┌────────

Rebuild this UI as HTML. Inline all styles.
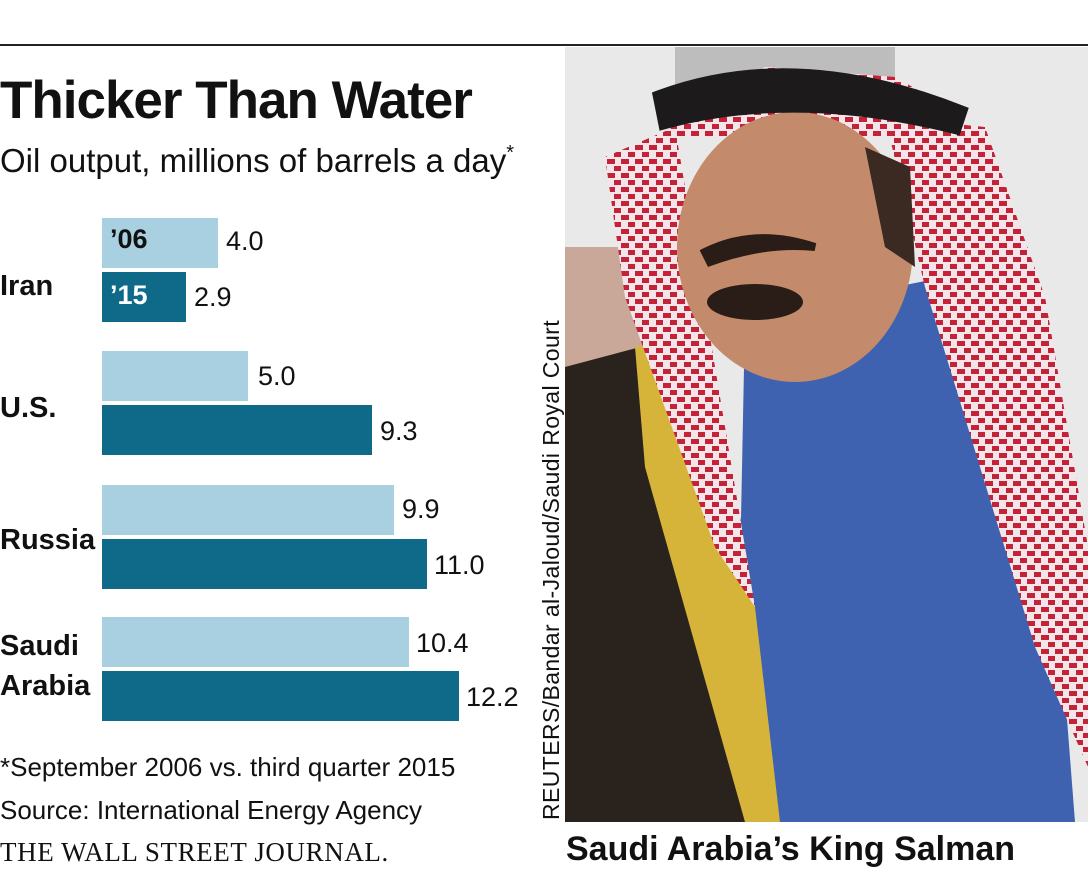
<!DOCTYPE html>
<html><head><meta charset="utf-8"><style>
body{margin:0;width:1088px;height:873px;background:#fff;position:relative;overflow:hidden;font-family:"Liberation Sans",sans-serif;color:#111}
.a{position:absolute}
.bar{position:absolute;left:102px;height:50px}
.l{background:#a8d0e0}.d{background:#0e6a88}
.v{position:absolute;font-size:27px}
.c{position:absolute;left:0;font-size:29px;font-weight:bold;line-height:40px}
</style></head><body>
<div class="a" style="left:0;top:44px;width:1088px;height:2px;background:#222"></div>
<div class="a" style="left:0;top:70px;font-size:53px;font-weight:bold;letter-spacing:-1px">Thicker Than Water</div>
<div class="a" style="left:0;top:142px;font-size:33px">Oil output, millions of barrels a day<span style="font-size:20px;vertical-align:top">*</span></div>

<div class="bar l" style="top:218px;width:116px"></div><div class="v" style="left:226px;top:226px">4.0</div>
<div class="a" style="left:110px;top:224px;font-size:27px;font-weight:bold">’06</div>
<div class="bar d" style="top:272px;width:84px"></div><div class="v" style="left:194px;top:282px">2.9</div>
<div class="a" style="left:110px;top:280px;font-size:27px;font-weight:bold;color:#fff">’15</div>
<div class="c" style="top:266px">Iran</div>

<div class="bar l" style="top:351px;width:146px"></div><div class="v" style="left:258px;top:361px">5.0</div>
<div class="bar d" style="top:405px;width:270px"></div><div class="v" style="left:380px;top:416px">9.3</div>
<div class="c" style="top:388px">U.S.</div>

<div class="bar l" style="top:485px;width:292px"></div><div class="v" style="left:402px;top:494px">9.9</div>
<div class="bar d" style="top:539px;width:325px"></div><div class="v" style="left:434px;top:550px">11.0</div>
<div class="c" style="top:520px">Russia</div>

<div class="bar l" style="top:617px;width:307px"></div><div class="v" style="left:416px;top:628px">10.4</div>
<div class="bar d" style="top:671px;width:357px"></div><div class="v" style="left:466px;top:682px">12.2</div>
<div class="c" style="top:626px">Saudi<br>Arabia</div>

<div class="a" style="left:0;top:752px;font-size:26px">*September 2006 vs. third quarter 2015</div>
<div class="a" style="left:0;top:795px;font-size:26px">Source: International Energy Agency</div>
<div class="a" style="left:0;top:837px;font-size:27px;font-family:'Liberation Serif',serif;letter-spacing:0.6px">THE WALL STREET JOURNAL.</div>

<div class="a" style="left:538px;top:820px;transform-origin:0 0;transform:rotate(-90deg);font-size:23px;letter-spacing:0.4px;white-space:nowrap;width:530px">REUTERS/Bandar al-Jaloud/Saudi Royal Court</div>

<svg class="a" style="left:565px;top:47px" width="523" height="775" viewBox="0 0 523 775">
<defs><pattern id="k" width="14" height="14" patternUnits="userSpaceOnUse"><rect width="14" height="14" fill="#f3e6ea"/><rect x="0" y="0" width="8" height="5" fill="#c42236"/><rect x="7" y="7" width="7" height="5" fill="#c42236"/></pattern></defs>
<rect width="523" height="775" fill="#e9e9e9"/>
<rect x="110" y="0" width="220" height="60" fill="#bdbdbd"/>
<rect x="0" y="200" width="100" height="120" fill="#c9a89a"/>
<polygon points="180,270 380,230 470,260 510,775 170,775" fill="#3f62b0"/>
<polygon points="0,320 75,300 160,520 200,775 0,775" fill="#2a221c"/>
<polygon points="70,300 95,295 190,560 215,775 180,775 80,420" fill="#d6b43a"/>
<polygon points="40,110 110,80 180,500 190,560 150,500 60,250" fill="url(#k)"/>
<polygon points="320,70 420,80 480,250 523,500 523,720 470,600 360,240" fill="url(#k)"/>
<polygon points="100,70 200,20 330,30 400,70 330,90 110,90" fill="url(#k)"/>
<ellipse cx="230" cy="200" rx="118" ry="135" fill="#c38b6b"/>
<path d="M95,50 Q230,0 395,65 L390,80 Q230,40 100,75Z" fill="#1c1a1a" stroke="#1c1a1a" stroke-width="14"/>
<path d="M140,205 Q190,180 250,200 Q200,195 145,215Z" fill="#2a1c16" stroke="#2a1c16" stroke-width="8"/>
<ellipse cx="190" cy="255" rx="48" ry="18" fill="#2a1c16"/>
<polygon points="300,100 345,120 350,220 320,200" fill="#3a2a22"/>
</svg>
<div class="a" style="left:566px;top:830px;font-size:34px;font-weight:bold">Saudi Arabia’s King Salman</div>
</body></html>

└────────

* Problem description
The data above needs to be retyped exactly, with the images left out.

* Task response
Rebuild this UI as HTML. Inline all styles.
<!DOCTYPE html>
<html><head><meta charset="utf-8"><style>
body{margin:0;width:1088px;height:873px;background:#fff;position:relative;overflow:hidden;font-family:"Liberation Sans",sans-serif;color:#111}
.a{position:absolute}
.bar{position:absolute;left:102px;height:50px}
.l{background:#a8d0e0}.d{background:#0e6a88}
.v{position:absolute;font-size:27px}
.c{position:absolute;left:0;font-size:29px;font-weight:bold;line-height:40px}
</style></head><body>
<div class="a" style="left:0;top:44px;width:1088px;height:2px;background:#222"></div>
<div class="a" style="left:0;top:70px;font-size:53px;font-weight:bold;letter-spacing:-1px">Thicker Than Water</div>
<div class="a" style="left:0;top:142px;font-size:33px">Oil output, millions of barrels a day<span style="font-size:20px;vertical-align:top">*</span></div>

<div class="bar l" style="top:218px;width:116px"></div><div class="v" style="left:226px;top:226px">4.0</div>
<div class="a" style="left:110px;top:224px;font-size:27px;font-weight:bold">’06</div>
<div class="bar d" style="top:272px;width:84px"></div><div class="v" style="left:194px;top:282px">2.9</div>
<div class="a" style="left:110px;top:280px;font-size:27px;font-weight:bold;color:#fff">’15</div>
<div class="c" style="top:266px">Iran</div>

<div class="bar l" style="top:351px;width:146px"></div><div class="v" style="left:258px;top:361px">5.0</div>
<div class="bar d" style="top:405px;width:270px"></div><div class="v" style="left:380px;top:416px">9.3</div>
<div class="c" style="top:388px">U.S.</div>

<div class="bar l" style="top:485px;width:292px"></div><div class="v" style="left:402px;top:494px">9.9</div>
<div class="bar d" style="top:539px;width:325px"></div><div class="v" style="left:434px;top:550px">11.0</div>
<div class="c" style="top:520px">Russia</div>

<div class="bar l" style="top:617px;width:307px"></div><div class="v" style="left:416px;top:628px">10.4</div>
<div class="bar d" style="top:671px;width:357px"></div><div class="v" style="left:466px;top:682px">12.2</div>
<div class="c" style="top:626px">Saudi<br>Arabia</div>

<div class="a" style="left:0;top:752px;font-size:26px">*September 2006 vs. third quarter 2015</div>
<div class="a" style="left:0;top:795px;font-size:26px">Source: International Energy Agency</div>
<div class="a" style="left:0;top:837px;font-size:27px;font-family:'Liberation Serif',serif;letter-spacing:0.6px">THE WALL STREET JOURNAL.</div>

<div class="a" style="left:538px;top:820px;transform-origin:0 0;transform:rotate(-90deg);font-size:23px;letter-spacing:0.4px;white-space:nowrap;width:530px">REUTERS/Bandar al-Jaloud/Saudi Royal Court</div>

<svg class="a" style="left:565px;top:47px" width="523" height="775" viewBox="0 0 523 775">
<defs><pattern id="k" width="14" height="14" patternUnits="userSpaceOnUse"><rect width="14" height="14" fill="#f3e6ea"/><rect x="0" y="0" width="8" height="5" fill="#c42236"/><rect x="7" y="7" width="7" height="5" fill="#c42236"/></pattern></defs>
<rect width="523" height="775" fill="#e9e9e9"/>
<rect x="110" y="0" width="220" height="60" fill="#bdbdbd"/>
<rect x="0" y="200" width="100" height="120" fill="#c9a89a"/>
<polygon points="180,270 380,230 470,260 510,775 170,775" fill="#3f62b0"/>
<polygon points="0,320 75,300 160,520 200,775 0,775" fill="#2a221c"/>
<polygon points="70,300 95,295 190,560 215,775 180,775 80,420" fill="#d6b43a"/>
<polygon points="40,110 110,80 180,500 190,560 150,500 60,250" fill="url(#k)"/>
<polygon points="320,70 420,80 480,250 523,500 523,720 470,600 360,240" fill="url(#k)"/>
<polygon points="100,70 200,20 330,30 400,70 330,90 110,90" fill="url(#k)"/>
<ellipse cx="230" cy="200" rx="118" ry="135" fill="#c38b6b"/>
<path d="M95,50 Q230,0 395,65 L390,80 Q230,40 100,75Z" fill="#1c1a1a" stroke="#1c1a1a" stroke-width="14"/>
<path d="M140,205 Q190,180 250,200 Q200,195 145,215Z" fill="#2a1c16" stroke="#2a1c16" stroke-width="8"/>
<ellipse cx="190" cy="255" rx="48" ry="18" fill="#2a1c16"/>
<polygon points="300,100 345,120 350,220 320,200" fill="#3a2a22"/>
</svg>
<div class="a" style="left:566px;top:830px;font-size:34px;font-weight:bold">Saudi Arabia’s King Salman</div>
</body></html>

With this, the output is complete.